Using Soaps As A Natural Insecticide

Using Soaps as a Natural Insecticide

Soap sounds harmless enough. We wash our bodies with it, clean our vehicles with it, wash our dishes with it, and blow bubbles with it. But if our children drink it, it will make them sick. Toddlers have innocent, strange ideas of what might be tasty! Our toddlers aren't the only ones in our society that can become sick from soaps.

Soaps of different sorts are used as insecticides. A commercially sold soap called Neem oil soap is an oily solution which can work as both a repellant and as a fungicide. It can interfere with the good health of delicate plants, weak plants, new transplants, and drought stressed plants. The oil draws the sun to the leaf surface and can harm blossoms. It doesn't work well with plants like the bleeding heart, gardenia, and lantana. So, be sure to test it on a small area and give it a full day to see if any wilting occurs before you apply it to larger areas.

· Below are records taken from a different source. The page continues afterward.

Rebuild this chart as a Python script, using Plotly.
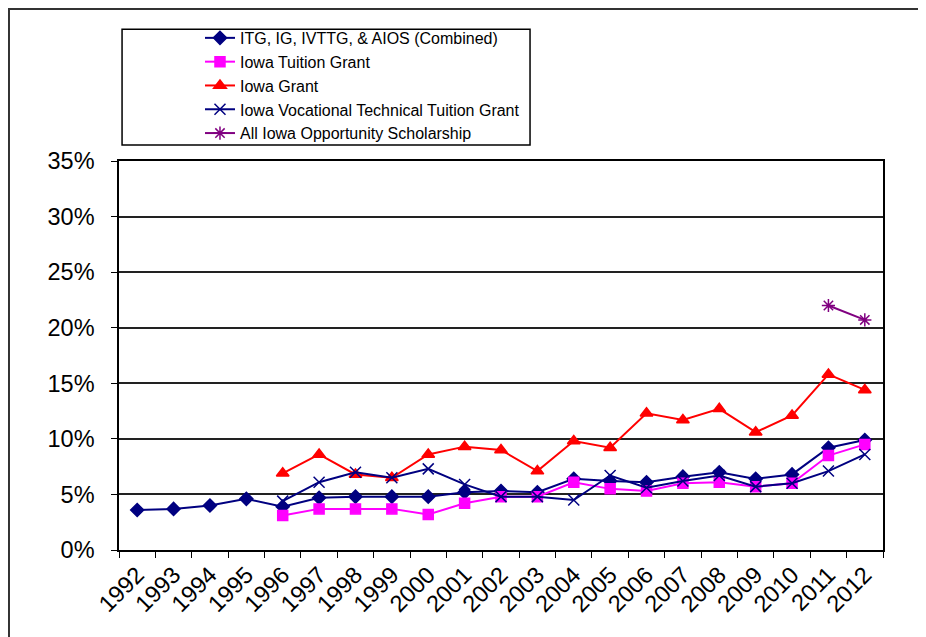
import plotly.graph_objects as go

years = [str(y) for y in range(1992, 2013)]

combined = [0.036, 0.037, 0.040, 0.046, 0.039, 0.047, 0.048, 0.048, 0.048, 0.052,
            0.053, 0.052, 0.064, 0.062, 0.061, 0.066, 0.070, 0.064, 0.068, 0.092, 0.099]
tuition = [None, None, None, None, 0.031, 0.037, 0.037, 0.037, 0.032, 0.042,
           0.048, 0.048, 0.061, 0.055, 0.053, 0.060, 0.061, 0.057, 0.060, 0.085, 0.095]
iowa_grant = [None, None, None, None, 0.069, 0.086, 0.068, 0.065, 0.086, 0.093,
              0.090, 0.071, 0.098, 0.092, 0.123, 0.117, 0.127, 0.106, 0.121, 0.158, 0.144]
voc_tech = [None, None, None, None, 0.044, 0.061, 0.070, 0.065, 0.073, 0.059,
            0.048, 0.048, 0.045, 0.067, 0.056, 0.062, 0.067, 0.057, 0.060, 0.071, 0.086]
aios = [None] * 19 + [0.220, 0.207]

series = [
    ("ITG, IG, IVTTG, & AIOS (Combined)", combined, "#000080", "diamond", 10),
    ("Iowa Tuition Grant", tuition, "#FF00FF", "square", 10),
    ("Iowa Grant", iowa_grant, "#FF0000", "triangle-up", 11),
    ("Iowa Vocational Technical Tuition Grant", voc_tech, "#000080", "x-thin-open", 11),
    ("All Iowa Opportunity Scholarship", aios, "#800080", "asterisk-open", 11),
]

fig = go.Figure()
for name, vals, color, symbol, size in series:
    fig.add_trace(go.Scatter(
        x=years, y=vals, name=name, mode="lines+markers",
        line=dict(color=color, width=2),
        marker=dict(symbol=symbol, size=size, color=color,
                    line=dict(color=color, width=1.5)),
    ))

# legend frame and outer chart frame (Excel style)
fig.add_shape(type="rect", xref="paper", yref="paper",
              x0=0.004, x1=0.538, y0=1.041, y1=1.339,
              line=dict(color="black", width=1.5))
fig.add_shape(type="rect", xref="paper", yref="paper",
              x0=-0.144, x1=1.3, y0=-0.6, y1=1.391,
              line=dict(color="#333", width=2))

tick_font = dict(family="Liberation Sans, Arial, sans-serif", size=23.5, color="black")
fig.update_xaxes(
    type="category", range=[-0.5, 20.5], tickson="boundaries",
    ticks="outside", ticklen=6, tickcolor="black", tickangle=-45,
    showline=True, linecolor="black", linewidth=1.5, mirror=True,
    showgrid=False, tickfont=tick_font,
)
fig.update_yaxes(
    range=[0, 0.35], dtick=0.05, tickformat=".0%",
    ticks="outside", ticklen=6, tickcolor="black", ticklabelstandoff=12,
    showline=True, linecolor="black", linewidth=1.5, mirror=True,
    showgrid=True, gridcolor="#222", gridwidth=1.5, zeroline=False,
    tickfont=tick_font,
)
fig.update_layout(
    width=918, height=629,
    margin=dict(l=111, r=43, t=153, b=87),
    paper_bgcolor="white", plot_bgcolor="white",
    font=dict(family="Liberation Sans, Arial, sans-serif", color="black"),
    legend=dict(x=0.106, y=1.360, xanchor="left", yanchor="top",
                bgcolor="rgba(0,0,0,0)", borderwidth=0,
                font=dict(size=16), tracegroupgap=0),
)
fig.write_html("out.html")
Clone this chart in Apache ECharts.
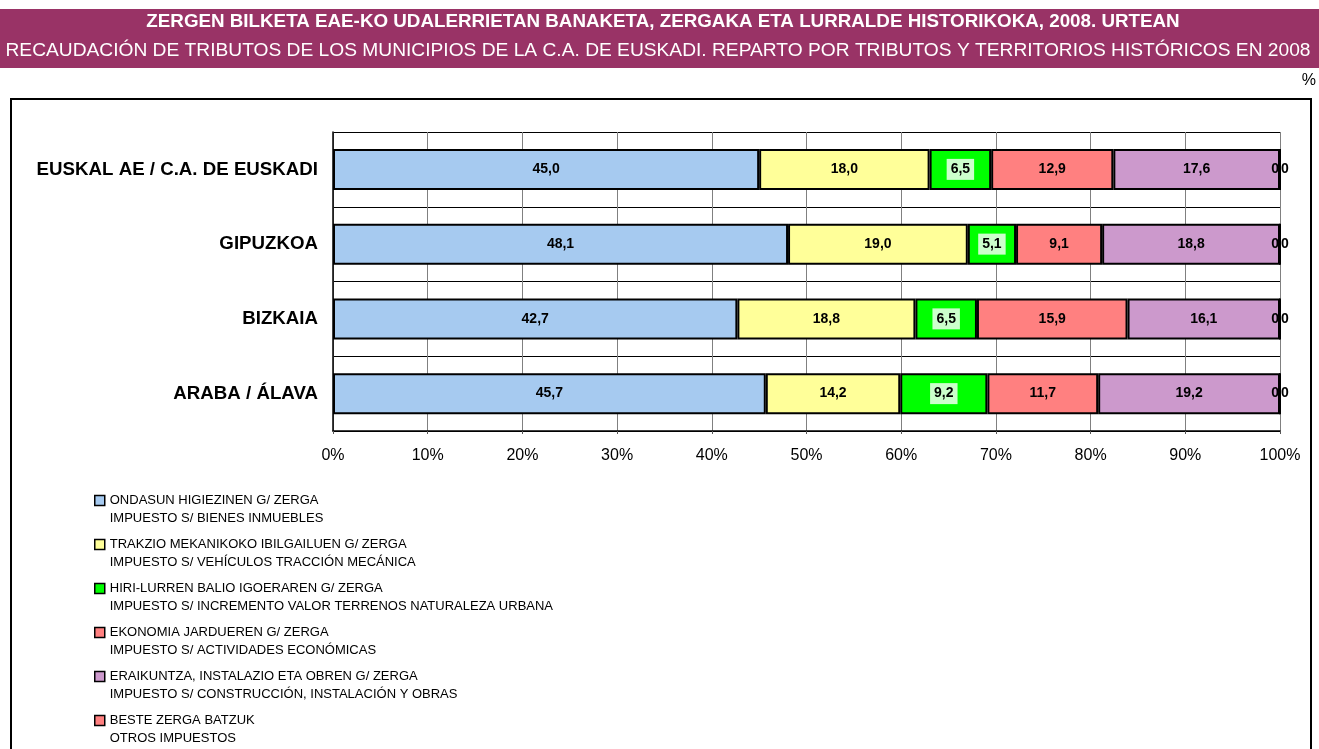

Some people control wasps by spraying them with a dishwashing liquid solution. But dishwashing soap solutions can harm some of your plants. Any detergents that contain ingredients to dissolve grease can hurt the outer protective layers of plants that need these protective layers for survival. Insecticidal soaps are not your everyday soaps found in the kitchen, laundry room, or bathroom. You wouldn't want to wash your baby with the same shampoo you use on your dog to control fleas.

There are many different types of soaps that we use in our homes for daily use that can be used to control insects, though. Controlling and repelling are not necessarily the same as destroying. Soaps also work to kill insects by penetrating the outer covering to cause cell leakage and dehydration.

If you need to protect your personal plants with your own homemade soap solutions, just make sure you know how to mix them properly and which plants won't tolerate them well. Also, learn which soaps to use. Palmolive, Joy, Dawn, Ivory, Dove, Tide, and Murphy's Oil Soap are some that are often used for insect control.

Soaps lose their effectiveness once they're dry. Homemade recipes don't have instructions. You should research before making them and be leery of buying any from someone else. Automatic dishwashing detergents are not recommended. If someone has used the wrong soap, it could harm your plants. You also don't want to apply during the heat of the day or in sunlight since the use of soaps could burn your plants. It is possible to condition hard water to be able to mix it with insecticidal soaps. You may have to add a de-foaming agent as well.

Soaps are safe for ladybugs and predaceous wasps. These are beneficial insects that help your garden and plants thrive. Not all types of the same insect are harmful to us. Predaceous wasps don't sting or bite. It's important to know which insects to keep and which to remove or destroy.